The decoder module forms the excitation by summing the LTP vector
and the Alg CB vector. The decoder module then adjusts the
excitation vector's amplitude with an RMS value for each subframe.
Such adjustment on a subframe basis may not represent the best
option, because the pitch pulse energy distribution is not even.
For instance, two high-energy parts of pitch pules in a subframe
will receive a smaller amplitude compared to one high-energy part
in a subframe. To avoid this non-optimal result, the decoder module
can instead perform adjustment on a pitch pulse-basis. The
technique interpolates the RMS value in the first three subframes
between the RMS value in the last subframe in the previous frame
and the current frame's RMS value. In the last subframe of the
current frame, the technique interpolates the RMS value between the
current frame's value and the predicted value of the next frame.
This results in a softer transition into the next frame.

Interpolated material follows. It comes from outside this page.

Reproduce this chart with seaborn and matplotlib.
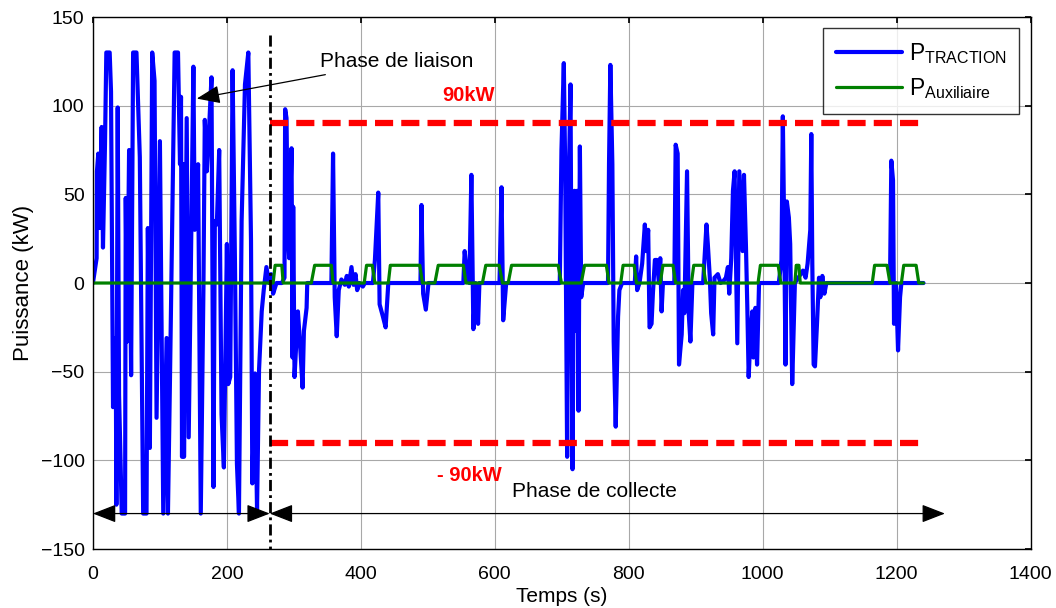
import numpy as np
import pandas as pd
import seaborn as sns
import matplotlib.pyplot as plt

# ==========================================
# DATA
# ==========================================

# phase de liaison, traction power (s, kW)
liaison_t = [0, 5.5, 6, 8, 10, 13, 15, 18, 20, 25, 27, 30, 34, 35, 37, 39, 43, 48, 49, 51,
             54, 57, 60, 65, 70, 75, 80, 82, 85, 88.5, 92, 95, 100, 105, 110, 112, 115, 122,
             127, 130, 131.5, 133, 135, 136, 140, 143, 147, 150, 152, 157, 161, 165, 167,
             170, 172, 177, 180, 182, 185, 188.5, 192, 195.5, 200, 202, 205, 208.5, 212,
             215, 218, 222, 227, 232, 236, 238, 242, 245, 248, 252, 255, 259, 263, 266, 268]
liaison_p = [0, 14, 63, 73, 31, 88, 20, 78, 130, 130, 108, -70, -31, -125, 99, -63, -130, -130, 48, -33,
             75, -52, 130, 130, 71, -130, -130, 31, -93, 130, 114, -76, 80, -130, -31, -130, -55, 130,
             130, 67, 105, -98, 67, -98, 93, -87, 31, 122, 30, 67, -130, -2, 92,
             63, 76, 116, -115, 35, 33, 75, -74, -104, 22, -57, -53, 120, 13,
             -102, -130, 35, 112, 130, 24, -113, -51, -128, -49, -16, -4, 9, 0, 5, 0]

# phase de collecte, traction power (s, kW)
collecte_t = [269, 274, 282, 286, 287, 289, 291, 293, 296.5, 298, 299, 301, 306, 309, 313, 315, 319, 320,
              356, 358.5, 361, 364, 367, 371, 376, 379, 382, 386, 389, 392, 394.5, 398, 403, 406,
              418, 421, 426, 428, 433, 437, 441, 489, 490.5, 493, 497, 501,
              553, 555, 558, 562, 565, 568, 571, 575, 577, 607, 610, 612.5, 617,
              697, 699.5, 703, 705, 708, 710, 713, 715, 716, 718, 719, 722, 723, 725, 727, 729, 732,
              769, 770.5, 772.5, 775.5, 777.5, 780.5, 784, 786, 790, 809, 811, 812.5,
              816, 820, 824, 826, 829, 831, 834, 836, 839, 842, 845, 847, 849, 851,
              868, 870, 873, 875, 879, 881, 883, 887, 889.5, 892, 895,
              911, 916, 918, 921, 923, 926, 928, 933, 937, 941, 945, 948, 950, 953, 955.5, 958,
              962, 965, 967, 970, 972, 975, 977, 979, 982, 984.5, 986, 989, 991.5, 994.5,
              1024, 1028, 1030, 1032, 1034, 1036, 1039, 1041, 1044, 1048,
              1060, 1064, 1067, 1071, 1072.5, 1074, 1076, 1078, 1081, 1084, 1086, 1089, 1092, 1095,
              1190, 1192, 1194.5, 1196, 1199, 1202, 1205, 1207, 1240]
collecte_p = [-6, 0, 0, 3, 98, 93, 28, 14, 76, -42, 43, -53, -16, -33, -59, -27, -14, 0,
              0, 73, -8, -30, -4, 2, -1, 4, -2, 9, -1, 5, -4, 0, -2, 0,
              0, 13, 51, -12, -19, -25, 0, 0, 44, -6, -15, 0,
              0, 18, 7, 0, 61, -26, 0, -23, 0, 0, 54, -21, 0,
              0, 75, 124, 67, -98, 48, 112, -46, -105, 11, 52, -27, 52, -72, 77, -8, 0,
              0, 67, 123, 67, -33, -81, -19, -4, 0, 0, 15, -4,
              0, 11, 33, 18, 30, -25, -23, -6, 13, 13, 0, 14, -16, 0,
              0, 78, 73, -46, -29, -4, -17, 63, -17, -33, 0,
              0, 33, 22, 3, -17, -29, 3, 5, 0, 1, 3, 9, -6, 14, 52, 63,
              -34, 63, 45, 18, 61, 20, -14, -53, -27, -16, -42, -14, -46, 0,
              0, 13, 94, 30, -46, 46, 37, 22, -57, 0,
              7, 3, 11, 30, 84, 11, -46, -47, -23, 3, -8, 4, -6, 0,
              0, 69, 58, -23, 0, -38, -8, 0, 0]

# auxiliary power (s, kW)
aux_t = [0, 269, 272, 282, 284, 326, 331, 356, 358.5, 405, 408.5, 417, 421,
         441, 444, 488, 492, 510.5, 515.5, 553, 557, 581.5, 586.5, 606.5, 611.5,
         620, 625, 694.5, 699.5, 729, 734, 766.5, 770.5, 788, 791.5, 808, 811.5,
         847, 851, 866, 870, 893.5, 897, 911, 915, 993, 996.5, 1023, 1027,
         1048, 1050, 1054, 1056, 1163.5, 1167, 1185.5, 1190, 1207, 1210.5, 1229, 1233, 1240]
aux_p = [0, 0, 10, 10, 0, 0, 10, 10, 0, 0, 10, 10, 0,
         0, 10, 10, 0, 0, 10, 10, 0, 0, 10, 10, 0,
         0, 10, 10, 0, 0, 10, 10, 0, 0, 10, 10, 0,
         0, 10, 10, 0, 0, 10, 10, 0, 0, 10, 10, 0,
         0, 10, 10, 0, 0, 10, 10, 0, 0, 10, 10, 0, 0]

limit_kw = 90
phase_split = 264
limit_end = 1242
collecte_end = 1272

x_ticks = [0, 200, 400, 600, 800, 1000, 1200, 1400]
y_ticks = [-150, -100, -50, 0, 50, 100, 150]

traction = pd.DataFrame({
    "t": liaison_t + collecte_t,
    "p": liaison_p + collecte_p
})
auxiliaire = pd.DataFrame({"t": aux_t, "p": aux_p})

# ==========================================
# STYLE
# ==========================================

sns.set_theme(style="white")
plt.rcParams["font.family"] = ["Liberation Sans", "DejaVu Sans"]
plt.rcParams["mathtext.fontset"] = "custom"
plt.rcParams["mathtext.rm"] = "Liberation Sans"
plt.rcParams["mathtext.it"] = "Liberation Sans"
plt.rcParams["text.color"] = "black"
plt.rcParams["axes.labelcolor"] = "black"

fig = plt.figure(figsize=(10.56, 6.08), dpi=100)
ax = fig.add_axes([0.088, 0.097, 0.888, 0.875])

# ==========================================
# PLOT
# ==========================================

sns.lineplot(
    data=traction, x="t", y="p",
    color="#0000ff", linewidth=3,
    estimator=None, sort=False, ax=ax,
    label=r"P$_{\mathrm{TRACTION}}$"
)

sns.lineplot(
    data=auxiliaire, x="t", y="p",
    color="#008000", linewidth=2.3,
    estimator=None, sort=False, ax=ax,
    label=r"P$_{\mathrm{Auxiliaire}}$"
)

# +/- 90 kW limits
for lvl in (limit_kw, -limit_kw):
    ax.plot([phase_split, limit_end], [lvl, lvl],
            color="red", linewidth=4.5, dashes=(2.9, 1.3))

# phase separator
ax.plot([phase_split, phase_split], [140, -150],
        color="black", linewidth=2, dashes=(4, 1.5, 1, 1.5))

# double arrows
arrow_kw = dict(arrowstyle="<|-|>,head_length=0.9,head_width=0.35",
                color="black", lw=0.9, mutation_scale=16, shrinkA=0, shrinkB=0)
ax.annotate("", xy=(0, -130), xytext=(phase_split, -130), arrowprops=arrow_kw)
ax.annotate("", xy=(phase_split, -130), xytext=(collecte_end, -130), arrowprops=arrow_kw)

# texts
ax.annotate("Phase de liaison", xy=(155, 104), xytext=(339, 125),
            fontsize=15, va="center", ha="left",
            arrowprops=dict(arrowstyle="-|>,head_length=0.9,head_width=0.35",
                            color="black", lw=0.9, mutation_scale=16,
                            shrinkA=2, shrinkB=0))
ax.text(560, 105.5, "90kW", color="red", fontsize=14.5, fontweight="bold",
        ha="center", va="center")
ax.text(562, -108.5, "- 90kW", color="red", fontsize=14.5, fontweight="bold",
        ha="center", va="center")
ax.text(625, -117.5, "Phase de collecte", fontsize=15, ha="left", va="center")

# axes
ax.set_xlim(0, 1400)
ax.set_ylim(-150, 150)
ax.set_xticks(x_ticks)
ax.set_yticks(y_ticks)
ax.grid(True, color="#a8a8a8", linewidth=0.8, linestyle="-")
ax.tick_params(direction="in", top=True, right=True, length=4,
               labelsize=14, color="black", labelcolor="black", pad=6)
ax.tick_params(axis="x", pad=12)
for sp in ax.spines.values():
    sp.set_color("black")
    sp.set_linewidth(1)

ax.set_xlabel("Temps (s)", fontsize=15, labelpad=3)
ax.set_ylabel("Puissance (kW)", fontsize=16, labelpad=5)

ax.legend(loc="upper right", bbox_to_anchor=(0.988, 0.979), borderaxespad=0,
          frameon=True, fancybox=False, edgecolor="black", fontsize=16.5,
          handlelength=2.9, handletextpad=0.3, borderpad=0.55, labelspacing=0.45)
ax.get_legend().get_frame().set_linewidth(1)

plt.savefig("out.png", dpi=100)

In frames with other voicing states than the steady-state voiced
state, the decoder module creates the excitation in a
GSM-VOC-specific manner. Namely, in a steady-state unvoiced state,
the excitation constitutes noise. The decoder module adjusts the
amplitude of the noise so that the subframes receive the correct
RMS. In transitions to an unvoiced state, the coding technique
locates the position of the last pitch pulse by correlating the
previous frame's synthesis with a pulse form. That is, the
technique successively locates the next local pulse maximum from
the correlation maximum using steps of LTP lag-size until it finds
the last possible maximum. The technique then updates the vocoder
excitation module to start at the end of the last pulse, somewhere
in the current frame. Further, the coding technique copies the
missing samples from the positions just before the start of the
last pulse. If this position does not lie beyond the position where
the unvoiced segment starts, the decoder module adds one or more
vocoder pulses, and interpolates RMS values towards the frame's
value. From the end of the last voiced pulse, the decoder module
generates noise to the frame boundary. The decoder module also
interpolates the noise RMS so that the technique provides a soft
transition to an unvoiced condition.
If the voicing state represents a transition to a voiced state, the
coding technique relies crucially on pulse position and sign. The
excitation consists of noise until the given pitch pulse position.

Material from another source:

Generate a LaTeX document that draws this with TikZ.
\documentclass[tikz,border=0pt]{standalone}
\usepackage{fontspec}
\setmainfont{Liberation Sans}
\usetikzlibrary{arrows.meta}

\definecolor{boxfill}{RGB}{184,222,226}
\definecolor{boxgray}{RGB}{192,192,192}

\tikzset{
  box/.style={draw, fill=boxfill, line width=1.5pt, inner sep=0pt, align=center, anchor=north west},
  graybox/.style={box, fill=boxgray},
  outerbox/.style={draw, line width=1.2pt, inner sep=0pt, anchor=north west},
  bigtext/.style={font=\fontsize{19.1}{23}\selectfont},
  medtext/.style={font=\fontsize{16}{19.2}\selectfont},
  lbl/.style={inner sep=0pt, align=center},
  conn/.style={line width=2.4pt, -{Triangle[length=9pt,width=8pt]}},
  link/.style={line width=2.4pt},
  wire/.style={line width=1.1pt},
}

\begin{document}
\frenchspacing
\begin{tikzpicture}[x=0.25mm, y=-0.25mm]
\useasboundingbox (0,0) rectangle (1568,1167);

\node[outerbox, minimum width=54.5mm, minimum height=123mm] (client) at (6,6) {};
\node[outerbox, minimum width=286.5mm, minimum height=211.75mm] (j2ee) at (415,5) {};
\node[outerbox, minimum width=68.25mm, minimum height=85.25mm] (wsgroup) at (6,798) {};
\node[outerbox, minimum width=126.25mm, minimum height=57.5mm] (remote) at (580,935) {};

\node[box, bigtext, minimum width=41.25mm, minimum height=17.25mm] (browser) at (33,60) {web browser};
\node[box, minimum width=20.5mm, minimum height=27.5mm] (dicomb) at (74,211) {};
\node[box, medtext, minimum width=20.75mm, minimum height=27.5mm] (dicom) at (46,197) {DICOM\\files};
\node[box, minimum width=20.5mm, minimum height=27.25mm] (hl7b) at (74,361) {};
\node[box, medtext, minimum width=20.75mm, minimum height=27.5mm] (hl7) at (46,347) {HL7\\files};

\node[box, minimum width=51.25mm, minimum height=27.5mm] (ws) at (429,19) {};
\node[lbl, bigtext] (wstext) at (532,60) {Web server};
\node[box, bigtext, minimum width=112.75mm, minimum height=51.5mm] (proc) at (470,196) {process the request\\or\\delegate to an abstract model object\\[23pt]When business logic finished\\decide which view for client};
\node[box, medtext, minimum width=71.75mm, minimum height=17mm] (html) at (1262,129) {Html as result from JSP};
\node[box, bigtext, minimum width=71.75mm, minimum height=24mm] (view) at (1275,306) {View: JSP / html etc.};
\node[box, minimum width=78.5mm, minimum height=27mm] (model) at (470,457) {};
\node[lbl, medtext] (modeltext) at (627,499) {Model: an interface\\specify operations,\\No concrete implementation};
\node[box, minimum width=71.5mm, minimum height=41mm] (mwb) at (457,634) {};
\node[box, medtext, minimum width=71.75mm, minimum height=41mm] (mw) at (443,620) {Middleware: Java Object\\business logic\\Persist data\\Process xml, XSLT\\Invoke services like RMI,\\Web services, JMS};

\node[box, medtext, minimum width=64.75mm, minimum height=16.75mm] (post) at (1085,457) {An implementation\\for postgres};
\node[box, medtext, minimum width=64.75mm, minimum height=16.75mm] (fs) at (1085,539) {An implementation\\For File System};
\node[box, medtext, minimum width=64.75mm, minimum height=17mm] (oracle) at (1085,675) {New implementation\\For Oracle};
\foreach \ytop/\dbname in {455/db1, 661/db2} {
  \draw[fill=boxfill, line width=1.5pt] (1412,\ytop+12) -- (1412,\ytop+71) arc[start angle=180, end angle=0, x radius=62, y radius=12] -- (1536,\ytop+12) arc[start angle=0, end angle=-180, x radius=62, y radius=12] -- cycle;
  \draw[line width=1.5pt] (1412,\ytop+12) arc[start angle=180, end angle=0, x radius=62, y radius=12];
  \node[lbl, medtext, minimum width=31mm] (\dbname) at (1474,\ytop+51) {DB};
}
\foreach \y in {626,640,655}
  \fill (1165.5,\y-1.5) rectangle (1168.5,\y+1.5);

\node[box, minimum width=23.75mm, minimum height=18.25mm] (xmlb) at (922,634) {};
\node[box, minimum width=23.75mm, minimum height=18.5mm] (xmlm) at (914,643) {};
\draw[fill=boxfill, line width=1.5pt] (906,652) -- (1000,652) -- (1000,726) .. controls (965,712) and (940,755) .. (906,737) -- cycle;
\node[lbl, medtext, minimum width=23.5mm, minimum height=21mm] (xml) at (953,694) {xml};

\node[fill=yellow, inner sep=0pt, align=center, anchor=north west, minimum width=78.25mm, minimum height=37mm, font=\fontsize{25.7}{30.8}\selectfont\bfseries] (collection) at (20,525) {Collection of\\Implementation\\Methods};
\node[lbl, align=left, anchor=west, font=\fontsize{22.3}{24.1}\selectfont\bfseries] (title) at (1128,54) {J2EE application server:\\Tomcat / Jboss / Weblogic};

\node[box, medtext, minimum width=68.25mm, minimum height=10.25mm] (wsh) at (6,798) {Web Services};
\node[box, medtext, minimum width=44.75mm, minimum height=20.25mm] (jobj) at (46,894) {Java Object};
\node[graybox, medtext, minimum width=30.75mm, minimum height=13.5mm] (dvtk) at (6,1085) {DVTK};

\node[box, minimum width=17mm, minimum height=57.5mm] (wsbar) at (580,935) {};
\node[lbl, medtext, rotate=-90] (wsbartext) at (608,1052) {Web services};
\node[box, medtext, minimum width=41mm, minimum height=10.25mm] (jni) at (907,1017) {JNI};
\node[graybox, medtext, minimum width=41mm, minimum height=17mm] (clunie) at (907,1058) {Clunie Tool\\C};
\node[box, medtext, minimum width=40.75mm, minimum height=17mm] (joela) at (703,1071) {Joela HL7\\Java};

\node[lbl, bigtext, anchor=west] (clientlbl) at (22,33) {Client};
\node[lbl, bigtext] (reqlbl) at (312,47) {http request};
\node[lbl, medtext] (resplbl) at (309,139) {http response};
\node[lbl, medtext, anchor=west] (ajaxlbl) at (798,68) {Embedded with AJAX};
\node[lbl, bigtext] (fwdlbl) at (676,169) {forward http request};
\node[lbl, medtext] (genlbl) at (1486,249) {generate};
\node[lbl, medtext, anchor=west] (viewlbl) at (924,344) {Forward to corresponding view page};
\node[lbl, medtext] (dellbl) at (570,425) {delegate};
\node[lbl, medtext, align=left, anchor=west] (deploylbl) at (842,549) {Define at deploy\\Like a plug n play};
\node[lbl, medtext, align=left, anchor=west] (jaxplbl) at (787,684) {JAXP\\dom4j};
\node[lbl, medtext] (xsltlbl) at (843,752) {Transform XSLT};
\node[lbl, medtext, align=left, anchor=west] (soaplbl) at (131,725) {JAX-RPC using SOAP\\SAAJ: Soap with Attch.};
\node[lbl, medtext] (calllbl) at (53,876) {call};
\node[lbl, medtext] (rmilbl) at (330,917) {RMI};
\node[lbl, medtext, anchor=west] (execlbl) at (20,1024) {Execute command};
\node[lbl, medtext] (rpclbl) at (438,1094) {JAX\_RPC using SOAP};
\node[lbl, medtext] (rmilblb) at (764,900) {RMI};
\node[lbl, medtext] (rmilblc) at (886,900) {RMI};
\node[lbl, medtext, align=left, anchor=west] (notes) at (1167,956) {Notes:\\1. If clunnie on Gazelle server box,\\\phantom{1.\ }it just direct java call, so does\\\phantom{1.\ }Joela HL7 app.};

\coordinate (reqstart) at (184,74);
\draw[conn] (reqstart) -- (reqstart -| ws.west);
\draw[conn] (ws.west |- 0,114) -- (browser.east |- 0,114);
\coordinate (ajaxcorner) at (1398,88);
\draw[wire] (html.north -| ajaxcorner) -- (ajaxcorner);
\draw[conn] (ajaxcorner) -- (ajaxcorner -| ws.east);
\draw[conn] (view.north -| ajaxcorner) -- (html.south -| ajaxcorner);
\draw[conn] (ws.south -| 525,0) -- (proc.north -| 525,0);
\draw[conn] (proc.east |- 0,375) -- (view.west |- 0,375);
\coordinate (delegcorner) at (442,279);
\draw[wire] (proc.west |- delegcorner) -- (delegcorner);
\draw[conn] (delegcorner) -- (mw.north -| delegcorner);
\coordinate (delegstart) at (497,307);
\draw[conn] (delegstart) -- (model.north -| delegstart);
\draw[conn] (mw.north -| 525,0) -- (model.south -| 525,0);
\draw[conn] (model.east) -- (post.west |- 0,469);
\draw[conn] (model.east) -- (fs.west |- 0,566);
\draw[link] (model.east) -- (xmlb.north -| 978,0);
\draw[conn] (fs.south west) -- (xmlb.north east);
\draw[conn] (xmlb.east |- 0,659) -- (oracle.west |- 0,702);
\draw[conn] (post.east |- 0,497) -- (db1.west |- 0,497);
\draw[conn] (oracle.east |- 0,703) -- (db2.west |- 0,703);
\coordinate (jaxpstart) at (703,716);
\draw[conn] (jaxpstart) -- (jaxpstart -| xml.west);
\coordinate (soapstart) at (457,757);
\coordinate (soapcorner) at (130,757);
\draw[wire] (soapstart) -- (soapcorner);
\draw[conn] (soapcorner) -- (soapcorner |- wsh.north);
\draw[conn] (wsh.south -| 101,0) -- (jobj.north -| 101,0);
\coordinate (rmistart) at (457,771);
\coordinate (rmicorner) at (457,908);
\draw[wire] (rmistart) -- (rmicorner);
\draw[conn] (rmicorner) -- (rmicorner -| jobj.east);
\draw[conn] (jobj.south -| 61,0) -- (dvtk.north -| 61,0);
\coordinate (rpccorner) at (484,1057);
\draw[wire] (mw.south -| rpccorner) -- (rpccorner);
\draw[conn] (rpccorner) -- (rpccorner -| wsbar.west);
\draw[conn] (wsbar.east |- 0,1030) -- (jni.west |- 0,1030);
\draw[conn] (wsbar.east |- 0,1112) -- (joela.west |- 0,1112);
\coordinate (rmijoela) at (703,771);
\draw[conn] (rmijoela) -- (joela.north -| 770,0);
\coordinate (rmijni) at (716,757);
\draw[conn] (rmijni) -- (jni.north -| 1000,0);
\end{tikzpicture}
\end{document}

The decoder module interpolates this noise's RMS toward the
received value (from the redundant data). The technique places the
vocoder pulse at the pitch pulse position, with an interpolated RMS
value. All pulses use the received lag. The technique forms the RMS
interpolation between the value of the previous frame's last
subframe and the received value in the first half of the frame and
between the received value and the predicted value in the second
half.
When calculating the RMS value for the excitation, the decoder
module synthesis-filters the excitation with the correct filter
states to take into account the filter gain. After the adjustment
of the energy, the technique high-pass filters the excitation to
remove the biased part of the vocoder pulse. Further, the decoder
module enters the created excitation in the excitation history to
give the LTP something to work with in the following frame. The
decoder module then applies the synthesis model a final time to
create the synthesis. The synthesis from a steady-state voiced
state is also post-filtered.
State: EFR After Red
In state "EFR After Red," the decoder module has received the
current and next frames' packets, although the decoder module used
only redundant data to decode the previous frame.
In this state, the technique uses conventional GSM-EFR decoding.
However, the decoder module uses gain parameters that have already
been decoded. The created synthesis has its amplitude adjusted so
that the RMS value of the entire frame corresponds to the received
value from the redundant data. To avoid discontinuities in the
synthesis that can produce high frequency noise, the decoder module
performs the adjustment on the excitation. The module then feeds
the excitation into the excitation history for consistency with the
next frame. Further, the module resets the synthesis filter to the
state it initially had in the current frame, and then uses the
filter on the excitation signal again.
State: EFR Red Nxt E
In the state "EFR Red Nxt E," the decoder module has received the
current frame's primary data, but has not received the next frame's
packet (i.e., the next packet has been lost). Further, the decoder
module decoded the previous frame using redundant data.
This state lacks redundant data for use in correcting the energy
level of the synthesis. Instead, the decoder module performs
prediction using equation 12.
State: EFR EC
In state EFR EC, the decoder module has failed to receive multiple
packets in sequence. Consequently, neither primary nor redundant
data exist for use in decoding speech in the current frame.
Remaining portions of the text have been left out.